His helmet, embossed with golden sculptures, rested on the ground at the foot of the low bed, its lofty crest of snow-white horse-hair dancing in the light air which found its way into the chamber, and casting its wavering shadows upon the features of the dead; the elaborately ornamented corslet, which still rested on the massive chest, was stained in several places with broad plashes of gore; but if blood had stained the face or the bare neck, it had been washed off with a care which had removed every sign of violence, every symptom of death.

Perfumes had been liberally sprinkled upon the crisp, auburn locks, censers were steaming with the smoke of musk and ambergris, and garlands of the freshest flowers were cast like fragrant fetters over the cold limbs of the sleeper. But what were all these to a single tear drop from the mourner who sat beside his bed, gazing with a cold, unmeaning gaze on the features of him whom she had loved so mightily—betrayed so madly!

Her hair, the uncurled raven hair of Ethiopia, fell to her very feet in strange profusion, not in the undulating flow of ringlets free from restraint, but in straight, shadowy masses, such as we have sometimes seen, and known not whether to praise or censure, in some sacred painting of the Italian school. Her lineaments of the Coptic cast, chiseled in their flowing lines of majesty and softness, were such as men are constrained to admire despite their judgment; but her form, her limbs, her swan-like neck, her swelling bust, the rounded outlines, the wavy motion, were of a loveliness which, while they baffled every attempt at description, explained at once and justified the passionate adoration of Julius, the frantic devotion of the wild triumvir.

It was Cleopatra who sat there, mourning in desolate despair over him whom alone she had loved. Him, strange it is to say, she had loved for himself, for himself alone. No delusion of vanity, no pride of boasting a second ruler of the universe her slave, had mingled with her deep, indomitable passion.

The conqueror had been merged in the man, the man in the lover. In peace or war, in triumph or defeat, absent or at her side, in the flush of health or in the frail humility of sickness, he had been ever the chosen idol of her heart; and never perhaps had she loved him more entirely, or more fervently, than at the very moment of that desertion of his cause, in the hour of his utmost need, which had terminated in the downfall of his honor and her happiness.
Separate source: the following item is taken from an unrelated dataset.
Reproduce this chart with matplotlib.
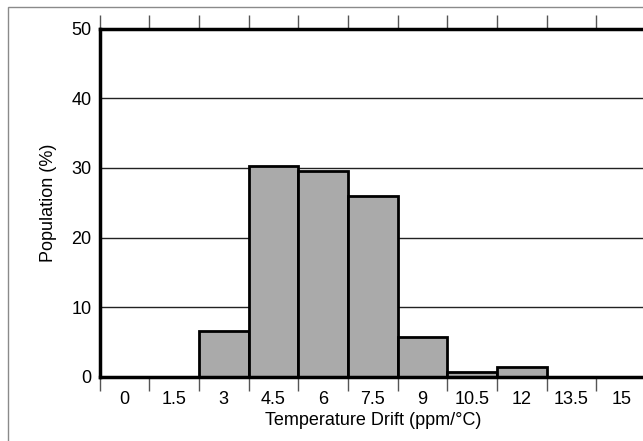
import numpy as np
import matplotlib.pyplot as plt
from matplotlib.patches import Rectangle

plt.rcParams['font.family'] = ['Liberation Sans', 'DejaVu Sans']

# histogram data
drift_bins = [0, 1.5, 3, 4.5, 6, 7.5, 9, 10.5, 12, 13.5, 15]
bin_labels = ['0', '1.5', '3', '4.5', '6', '7.5', '9', '10.5', '12', '13.5', '15']
population = [0, 0, 6.5, 30.3, 29.5, 25.9, 5.75, 0.7, 1.45, 0, 0]
bin_width = 1.5

fig = plt.figure(figsize=(6.43, 4.41), dpi=100)

# light outer frame, clipped by the figure edge on the right and bottom
fig.patches.append(Rectangle((8 / 643, -0.05), 1.1, 1.05 - 6.7 / 441,
                             transform=fig.transFigure, fill=False,
                             edgecolor='#8a8a8a', linewidth=1.0))

ax = fig.add_axes([99.6 / 643, 1 - 376.7 / 441, (646 - 99.6) / 643, (376.7 - 28.7) / 441])

ax.bar(drift_bins, population, width=bin_width, color='#aaaaaa',
       edgecolor='black', linewidth=2.0, zorder=3)

ax.set_xlim(drift_bins[0] - bin_width / 2, drift_bins[-1] + bin_width / 2)
ax.set_ylim(0, 50)

edges = np.array(drift_bins) - bin_width / 2
ax.set_xticks(drift_bins)
ax.set_xticklabels(bin_labels, fontsize=13)
ax.set_xticks(edges, minor=True)
ax.tick_params(axis='x', which='major', length=0, pad=10)
ax.tick_params(axis='x', which='minor', direction='out', length=10, width=1,
               color='#555555', top=True, bottom=True)

ax.set_yticks([0, 10, 20, 30, 40, 50])
ax.tick_params(axis='y', length=0, pad=6, labelsize=13)
ax.yaxis.grid(True, color='#222222', linewidth=1.0, zorder=0)
ax.set_axisbelow(True)

for side in ['left', 'top', 'bottom']:
    ax.spines[side].set_linewidth(2.5)
    ax.spines[side].set_color('black')
    ax.spines[side].set_zorder(4)
ax.spines['right'].set_visible(False)

ax.set_xlabel('Temperature Drift (ppm/\u00b0C)', fontsize=13, labelpad=3)
ax.set_ylabel('Population (%)', fontsize=13, labelpad=10)

fig.savefig('out.png', dpi=100)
Dark, indeed, and incomprehensible are the mysteries of a woman’s heart, impenetrable her motives, unfathomable the sources of her hatred or affection; often most tender in the heart when coldest in the semblance; most passionate when most unmoved, most faithful when most insincere.

It might have been from mere womanish caprice, from a desire of probing the depth of her lover’s feelings, from curiosity to learn and look upon the conduct of a baffled conqueror; or more likely yet from jealousy—jealousy that his love of honor and empire should interfere with his devotion to her beauty, that she had so fatally betrayed him.

She might have overlooked, in the moment of action, the consequences of her flight—she might have fancied the victory gained, and her desertion a matter of no moment—a desertion that would wring the heart, without affecting the cause, of him whom she adored the most, when she most trifled with his peace of mind.

She might have fancied the defeat, should defeat ensue, not irreparable—the empire lost to-day recoverable on the morrow—she might have hoped so to teach the proud triumvir by this reverse, that, when the government of the world should be conquered by their joint forces, the world were the gift of Cleopatra.

It might have been one of these motives singly; it might have been the result of all united—felt, perhaps, but not analyzed even by herself, that had spurred her on till retreat was impossible and hope desperate. Still it was love that caused her to betray him, as it was love that caused her to proclaim herself dead already, ere she had yet thought of dying, in order to mollify his indignation and awaken his sympathies; as it was love that now led her to curse the day when she was born, born to be the fate of Antony.